The table also is periodic in the sense that the group of invariants in $d$ dimensions is the same as the group of invariants in $d+8$ dimensions. In the case of no anti-unitary symmetries, the invariant groups are periodic in dimension by 2.

For nontrivial symmetry classes, the actual invariant can be defined by one of the following integrals over all or part of the Brillouin zone: the Chern number, the Wess-Zumino winding number, the Chern–Simons invariant, the Fu–Kane invariant.

=== Dimensional reduction and Bott clock ===
The periodic table also displays a peculiar property: the invariant groups in $d$ dimensions are identical to those in $d-1$ dimensions but in a different symmetry class. Among the complex symmetry classes, the invariant group for A in $d$ dimensions is the same as that for AIII in $d-1$ dimensions, and vice versa. One can also imagine arranging each of the eight real symmetry classes on the Cartesian plane such that the $x$ coordinate is $T^2$ if time reversal symmetry is present and $0$ if it is absent, and the $y$ coordinate is $C^2$ if particle hole symmetry is present and $0$ if it is absent. Then the invariant group in $d$ dimensions for a certain real symmetry class is the same as the invariant group in $d-1$ dimensions for the symmetry class directly one space clockwise. This phenomenon was termed the Bott clock by Alexei Kitaev, in reference to the Bott periodicity theorem.

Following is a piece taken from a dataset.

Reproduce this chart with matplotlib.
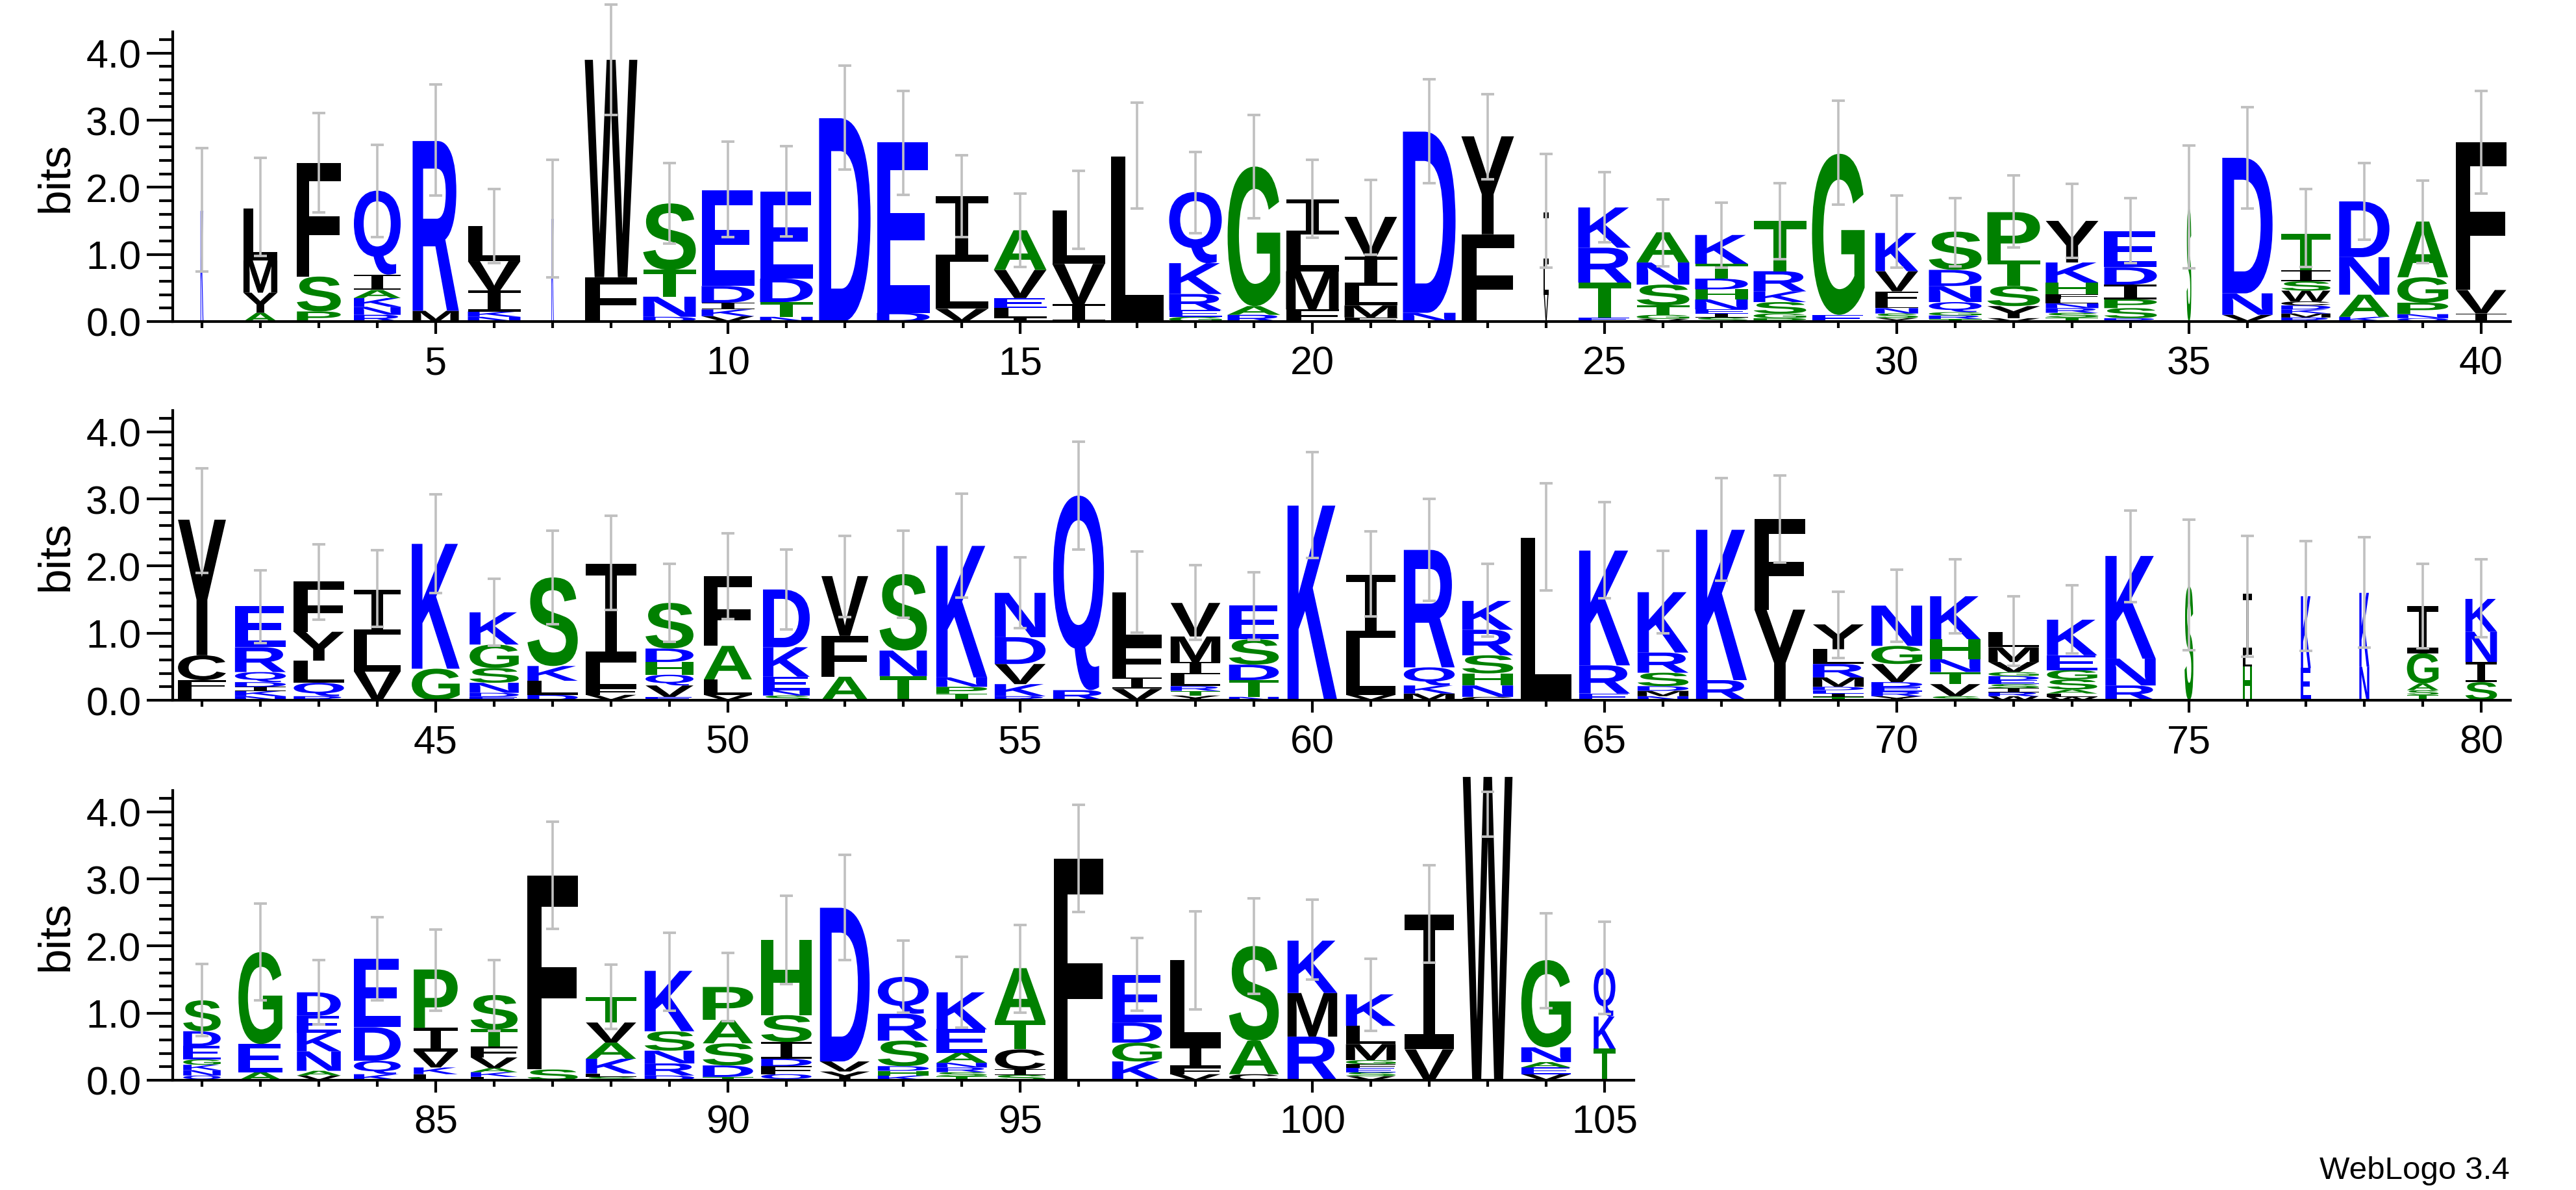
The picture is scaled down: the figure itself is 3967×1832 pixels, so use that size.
import matplotlib
matplotlib.use("Agg")
import matplotlib.pyplot as plt
from matplotlib.textpath import TextPath
from matplotlib.font_manager import FontProperties
from matplotlib.patches import PathPatch
from matplotlib.transforms import Affine2D

# ---------------- data (bottom -> top, letter:bits) ----------------
stacks_1_40 = [
    "K:1.65", "A:.13 Y:.30 M:.48 L:.77", "P:.15 S:.52 F:1.69",
    "R:.10 N:.12 K:.13 A:.12 I:.23 Q:1.25", "M:.16 R:2.53",
    "N:.07 K:.08 I:.31 V:.44 L:.52", "K:1.53", "F:.66 W:3.24",
    "D:.07 N:.30 T:.40 S:.99", "V:.08 K:.10 I:.10 D:.25 E:1.43",
    "N:.07 T:.22 D:.35 E:1.30", "D:3.03", "D:.13 E:2.54", "V:.19 L:.70 I:.98",
    "I:.05 L:.15 E:.15 V:.42 A:.59", "I:.26 V:.60 L:.80", "L:2.46",
    "G:.07 E:.10 R:.24 K:.46 Q:1.06", "R:.10 A:.13 G:2.08",
    "F:.18 M:.57 L:.55 I:.52", "F:.06 M:.18 L:.29 I:.44 V:.59", "N:.13 D:2.70",
    "F:1.30 Y:1.46", "V:.40 L:.45 I:.78", "E:.06 T:.52 R:.52 K:.60",
    "V:.04 G:.06 T:.14 S:.31 N:.33 A:.45",
    "S:.06 I:.06 E:.06 N:.15 H:.15 D:.16 T:.22 K:.43",
    "P:.05 G:.07 S:.17 K:.16 R:.30 T:.75", "E:.10 G:2.40",
    "Y:.05 S:.07 N:.08 L:.08 F:.17 V:.30 K:.57",
    "T:.04 R:.05 G:.05 Q:.15 N:.24 D:.24 S:.57", "V:.05 Y:.18 S:.30 T:.38 P:.72",
    "T:.06 S:.07 R:.07 N:.07 L:.07 F:.07 H:.17 K:.30 Y:.62",
    "R:.05 S:.15 P:.13 I:.22 D:.26 E:.54", "S:1.69", "V:.10 N:.32 D:2.02",
    "R:.06 M:.06 K:.06 D:.06 C:.06 W:.16 S:.14 I:.16 T:.55",
    "K:.07 A:.33 N:.56 D:.83", "Q:.05 N:.06 P:.17 G:.38 A:.83", "I:.12 V:.35 F:2.20",
]
stacks_41_80 = [
    "L:.14 F:.16 C:.37 Y:2.02", "N:.06 K:.08 I:.06 D:.07 Q:.15 R:.37 E:.61",
    "R:.06 Q:.20 L:.33 Y:.43 F:.75", "V:.43 L:.55 I:.67", "G:.47 K:1.86",
    "E:.05 D:.06 N:.15 S:.22 G:.35 K:.48", "D:.08 L:.21 K:.22 S:1.32",
    "V:.08 F:.10 L:.38 I:1.47", "E:.05 V:.17 Q:.16 H:.19 D:.20 S:.68",
    "V:.08 L:.23 A:.50 F:1.04", "S:.07 N:.08 E:.20 K:.44 D:.86",
    "A:.35 F:.61 V:.89", "T:.36 N:.38 S:1.14", "T:.10 P:.10 N:.14 K:1.96",
    "R:.06 K:.18 V:.30 D:.40 N:.66", "R:.15 Q:2.90", "V:.17 I:.17 F:.52 L:.75",
    "Y:.07 T:.07 R:.07 L:.18 I:.18 M:.38 V:.50", "N:.05 T:.25 D:.23 S:.38 E:.50",
    "K:2.90", "V:.08 L:.85 I:.94", "M:.10 K:.12 Q:.27 R:1.75",
    "C:.05 N:.17 H:.18 S:.27 R:.38 K:.43", "L:2.42", "E:.10 R:.42 K:1.71",
    "N:.06 M:.08 D:.07 S:.20 R:.30 K:.90", "R:.30 K:2.24", "Y:1.35 F:1.35",
    "T:.05 I:.05 E:.05 D:.05 M:.14 R:.20 L:.22 Y:.37",
    "Y:.06 R:.07 E:.07 D:.07 V:.27 G:.27 N:.60",
    "S:.06 V:.18 T:.18 N:.19 H:.30 K:.64",
    "W:.06 R:.06 I:.06 S:.06 E:.06 D:.06 G:.06 V:.15 M:.22 L:.23",
    "W:.05 L:.05 A:.06 S:.15 G:.14 E:.22 K:.53", "R:.22 N:.40 K:1.53",
    "S:1.70", "H:.50 L:.18 I:.91", "E:.48 K:1.07", "N:.50 K:1.10",
    "T:.08 S:.07 A:.10 G:.45 I:.70", "S:.27 I:.30 N:.45 K:.49",
]
stacks_81_105 = [
    "Q:.07 N:.08 K:.08 G:.08 E:.20 D:.22 S:.46", "A:.12 E:.42 G:1.37",
    "V:.07 A:.07 N:.29 K:.28 E:.25 D:.35", "K:.09 Q:.20 D:.50 E:1.02",
    "L:.09 K:.10 V:.24 I:.35 P:.87", "L:.05 K:.07 A:.06 V:.16 F:.16 T:.26 S:.51",
    "S:.16 F:2.89", "S:.05 L:.05 K:.22 A:.24 V:.30 T:.38",
    "D:.07 R:.18 N:.19 S:.29 K:.90", "T:.05 D:.17 S:.33 A:.35 P:.49",
    "Q:.09 F:.12 D:.11 I:.25 S:.40 H:1.12", "Y:.13 V:.15 D:2.29",
    "K:.07 H:.07 D:.07 S:.38 R:.40 Q:.55",
    "T:.06 S:.06 R:.07 N:.07 A:.15 E:.35 K:.55", "S:.08 I:.08 C:.30 T:.43 A:.78",
    "F:3.30", "K:.28 G:.28 D:.30 E:.71", "V:.09 F:.10 I:.32 L:1.28",
    "C:.09 A:.50 S:1.41", "R:.65 M:.65 K:.78",
    "V:.06 S:.06 E:.06 F:.06 G:.06 M:.24 L:.27 K:.47", "V:.46 I:2.01", "W:4.52",
    "V:.09 E:.10 A:.08 N:.22 G:1.30", "T:.47 K:.48 Q:.72",
]

widths_1_40 = [0.05, 0.58, 0.75, 0.80, 0.79, 0.90, 0.04, 0.90, 0.90, 0.90,
               0.90, 0.88, 0.90, 0.90, 0.90, 0.90, 0.90, 0.90, 0.90, 0.90,
               0.90, 0.90, 0.90, 0.08, 0.90, 0.90, 0.90, 0.90, 0.90, 0.73,
               0.90, 0.90, 0.90, 0.90, 0.08, 0.86, 0.84, 0.86, 0.87, 0.86]
widths_41_80 = [0.82, 0.87, 0.86, 0.80, 0.82, 0.84, 0.86, 0.86, 0.82, 0.82,
                0.80, 0.80, 0.81, 0.87, 0.87, 0.87, 0.85, 0.85, 0.85, 0.85,
                0.85, 0.87, 0.87, 0.87, 0.87, 0.87, 0.87, 0.87, 0.87, 0.87,
                0.86, 0.86, 0.86, 0.86, 0.15, 0.16, 0.17, 0.17, 0.54, 0.54]
widths_81_105 = [0.64, 0.75, 0.75, 0.80, 0.75, 0.80, 0.86, 0.86, 0.85, 0.86,
                 0.86, 0.85, 0.87, 0.86, 0.86, 0.85, 0.85, 0.86, 0.85, 0.85,
                 0.85, 0.84, 0.85, 0.85, 0.37]

err_lo_1_40 = [0.75, 0.98, 1.63, 1.26, 1.88, 0.87, 0.66, 3.08, 1.16, 1.26,
               1.27, 2.27, 1.89, 1.26, 0.81, 1.08, 1.68, 1.32, 1.54, 1.25,
               1.00, 2.06, 2.12, 0.80, 1.18, 0.82, 0.80, 0.93, 1.74, 0.80,
               0.82, 1.10, 0.95, 0.87, 0.79, 1.68, 0.81, 1.22, 0.87, 1.91]
err_hi_1_40 = [2.58, 2.44, 3.11, 2.63, 3.53, 1.97, 2.41, 4.72, 2.36, 2.68,
               2.61, 3.81, 3.44, 2.48, 1.91, 2.25, 3.26, 2.53, 3.08, 2.41,
               2.11, 3.61, 3.39, 2.50, 2.23, 1.82, 1.77, 2.06, 3.29, 1.88,
               1.84, 2.18, 2.05, 1.84, 2.62, 3.19, 1.97, 2.36, 2.10, 3.44]
err_lo_41_80 = [1.90, 0.85, 1.20, 1.09, 1.60, 0.81, 1.13, 1.35, 0.87, 1.21,
                1.06, 1.24, 1.23, 1.53, 1.07, 2.25, 1.01, 0.90, 0.90, 2.12,
                1.25, 1.48, 0.95, 1.64, 1.52, 1.00, 1.78, 2.05, 0.63, 0.87,
                1.00, 0.51, 0.70, 1.46, 0.75, 0.65, 0.74, 0.78, 0.77, 0.94]
err_hi_41_80 = [3.46, 1.94, 2.32, 2.24, 3.07, 1.81, 2.53, 2.75, 2.03, 2.49,
                2.25, 2.45, 2.53, 3.08, 2.13, 3.85, 2.22, 2.01, 1.91, 3.70,
                2.52, 3.00, 2.03, 3.23, 2.95, 2.23, 3.31, 3.35, 1.62, 1.95,
                2.10, 1.55, 1.71, 2.83, 2.69, 2.45, 2.37, 2.43, 2.03, 2.10]
err_lo_81_105 = [0.66, 1.19, 0.83, 1.19, 1.04, 0.74, 2.26, 0.76, 1.04, 0.88,
                 1.43, 1.79, 1.01, 0.78, 1.01, 2.51, 1.04, 1.06, 1.29, 1.50,
                 0.74, 1.75, 3.63, 1.07, 0.99]
err_hi_81_105 = [1.73, 2.63, 1.79, 2.43, 2.25, 1.79, 3.85, 1.72, 2.20, 1.90,
                 2.75, 3.36, 2.08, 1.84, 2.31, 4.10, 2.12, 2.52, 2.71, 2.69,
                 1.81, 3.20, 4.30, 2.49, 2.36]

first_pos = [1, 41, 81]
ytick_labels = ["0.0", "1.0", "2.0", "3.0", "4.0"]

# ---------------- style ----------------
COLORS = {}
for c in "RKDENQ":
    COLORS[c] = "#0000FF"
for c in "SGHTAP":
    COLORS[c] = "#008000"
for c in "YVMCLFIW":
    COLORS[c] = "#000000"

FP = FontProperties(family="Liberation Sans", weight="bold")
FP_I = FontProperties(family="DejaVu Sans Mono", weight="normal")
_cache = {}


def glyph(ch):
    if ch not in _cache:
        prop = FP_I if ch == "I" else FP
        p = TextPath((0, 0), ch, size=100, prop=prop)
        _cache[ch] = (p, p.get_extents())
    return _cache[ch]


def draw_letter(ax, ch, xc, y0, w, h):
    p, ext = glyph(ch)
    tr = (Affine2D().translate(-ext.x0, -ext.y0)
          .scale(w / ext.width, h / ext.height)
          .translate(xc - w / 2.0, y0))
    ax.add_patch(PathPatch(tr.transform_path(p), facecolor=COLORS[ch],
                           edgecolor="none", lw=0, clip_on=False, zorder=2))


W, H = 3967, 1833
plt.rcParams["font.family"] = ["Liberation Sans", "DejaVu Sans"]
fig = plt.figure(figsize=(W / 100, H / 100), dpi=100)

px_per_pos = 90.0
px_per_bit = 103.3
ymax = 4.32
left_px = 266
baselines_px = [496, 1079, 1664]

rows = [
    (stacks_1_40, widths_1_40, err_lo_1_40, err_hi_1_40),
    (stacks_41_80, widths_41_80, err_lo_41_80, err_hi_41_80),
    (stacks_81_105, widths_81_105, err_lo_81_105, err_hi_81_105),
]

for r, (stacks, widths, elo, ehi) in enumerate(rows):
    n = len(stacks)
    p0 = first_pos[r]
    wpx = n * px_per_pos
    hpx = ymax * px_per_bit
    ax = fig.add_axes([left_px / W, (H - baselines_px[r]) / H, wpx / W, hpx / H])
    ax.set_xlim(p0 - 0.5, p0 + n - 0.5)
    ax.set_ylim(0, ymax)
    for i, s in enumerate(stacks):
        x = p0 + i
        y = 0.0
        for tok in s.split():
            ch, hv = tok.split(":")
            hv = float(hv)
            draw_letter(ax, ch, x, y, widths[i], hv)
            y += hv
        # error bar
        ax.vlines(x, elo[i], ehi[i], colors="#C0C0C0", lw=2.6, zorder=3,
                  clip_on=False)
        ax.hlines([elo[i], ehi[i]], x - 0.115, x + 0.115, colors="#C0C0C0",
                  lw=2.8, zorder=3, clip_on=False)
    for sp in ["top", "right"]:
        ax.spines[sp].set_visible(False)
    for sp in ["left", "bottom"]:
        ax.spines[sp].set_linewidth(3)
    positions = list(range(p0, p0 + n))
    majors = [p for p in positions if p % 5 == 0]
    ax.set_xticks(positions, minor=True)
    ax.set_xticks(majors)
    ax.set_xticklabels([str(p) for p in majors])
    ax.set_yticks([0, 1, 2, 3, 4])
    ax.set_yticklabels(ytick_labels)
    ax.set_yticks([k * 0.2 for k in range(22)], minor=True)
    ax.tick_params(axis="x", which="major", length=14, width=3, labelsize=44,
                   pad=12, direction="out")
    ax.tick_params(axis="x", which="minor", length=7, width=3, direction="out")
    ax.tick_params(axis="y", which="major", length=29, width=3, labelsize=44,
                   pad=6, direction="out")
    ax.tick_params(axis="y", which="minor", length=15, width=3, direction="out")
    ax.set_ylabel("bits", fontsize=50, labelpad=10)
    ax.patch.set_alpha(0)

fig.text(3865 / W, 18 / H, "WebLogo 3.4", ha="right", va="baseline",
         fontsize=35.5)

fig.savefig("out.png", dpi=100)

Eightfold Bott clock (bold classes are chiral)
| PHS TRS | -1 | X | 1 |
|---|---|---|---|
| -1 | CII | AII | DII |
| X | C |  | D |
| 1 | CI | AI | BDI |

The Bott clock can be understood by considering the problem of Clifford algebra extensions. Near an interface between two inequivalent bulk materials, the Hamiltonian approaches a gap closing. To lowest order expansion in momentum slightly away from the gap closing, the Hamiltonian takes the form of a Dirac Hamiltonian $H_\text{Dirac}(\vec{k}) = \sum_{j=1}^d \Gamma_j v_j k_j + m\Gamma_0$. Here, $\Gamma_1, \Gamma_2, \ldots, \Gamma_d$ are a representation of the Clifford Algebra $\lbrace \Gamma_i , \Gamma_j \rbrace = 2\delta_{ij}$, while $m\Gamma_0$ is an added "mass term" that and anticommutes with the rest of the Hamiltonian and vanishes at the interface (thus giving the interface a gapless edge mode at $k=0$). The $m\Gamma_0$ term for the Hamiltonian on one side of the interface cannot be continuously deformed into the $m\Gamma_0$ term for the Hamiltonian on the other side of the interface. Thus (letting $m$ be an arbitrary positive scalar) the problem of classifying topological invariants reduces to the problem of classifying all possible inequivalent choices of $\Gamma_0$ to extend the Clifford algebra to one higher dimension, while maintaining the symmetry constraints.